I wanted to swot up some more now, after orchestra, but I'm too tired. I had four hours' sleep last night, just like the night before, and the night before that. I nearly fell asleep at work today, while my supervisor was talking to me. I just felt myself blacking out and my eyes closing, and all I wanted was to just lie down and sleep.
The temp job got slightly more interesting today though. Now I get to make decisions on what gets kept and what gets thrown out, which is kind of like detective work, wandering through files and working out what might be relevant to what, and what is superseded by what, and chasing up lots of paper trails only to find that they're dead ends. It's hardly thrill-of-the-century, but at least I get to use some of my exciting transferable graduate skills, like "being able to read". And I don't have to walk up and down stairs with armfuls of files nearly as often, although really it was probably quite good exercise, a combination of weights and step aerobics.

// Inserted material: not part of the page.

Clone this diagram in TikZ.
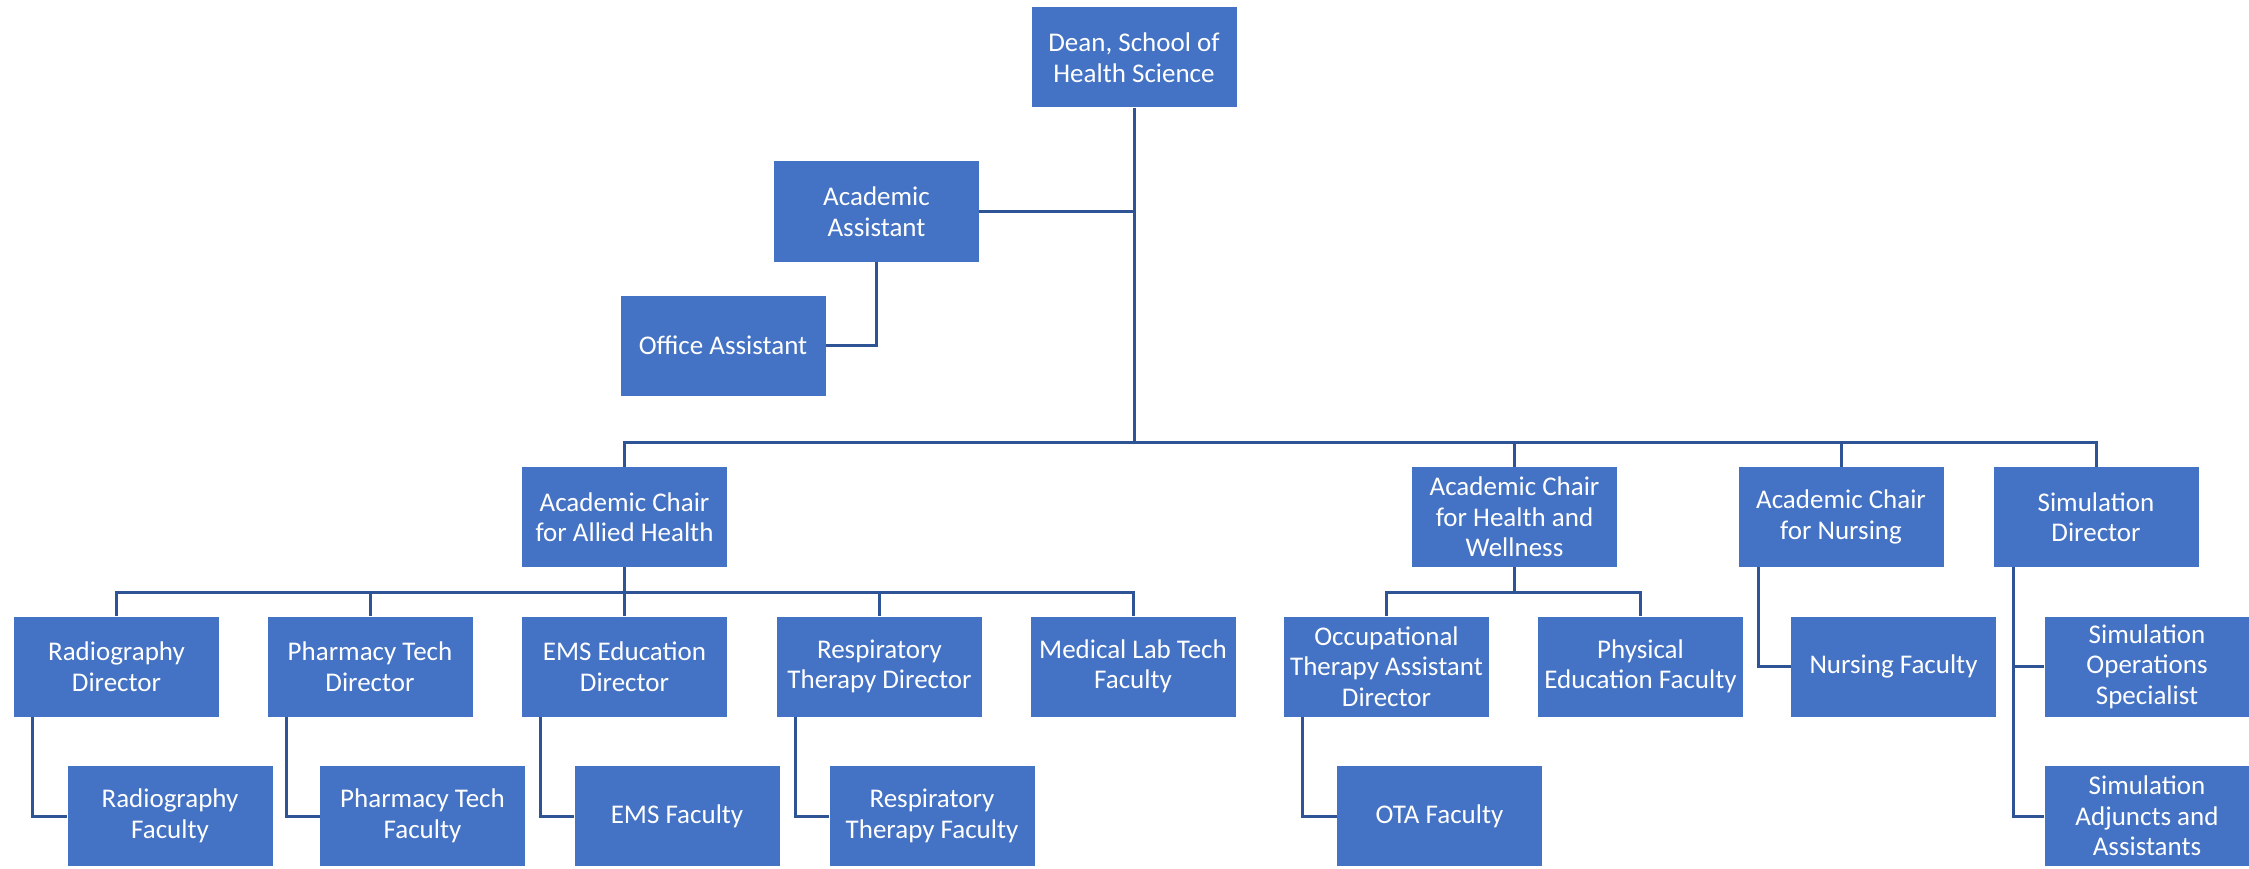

Somebody more reputable wants to give me work as a photographer's model. If I do that, that'll be my fourth job, though only my third paid job. I wonder if I could get paid to sleep in a glass box, like whatshername. I could just sleep all the time then. I need to hook up with some up-and-coming artist. But knowing my luck he'd want to cut me in half and pickle me in formaldehyde.
I want to go to bed and sleep for a year.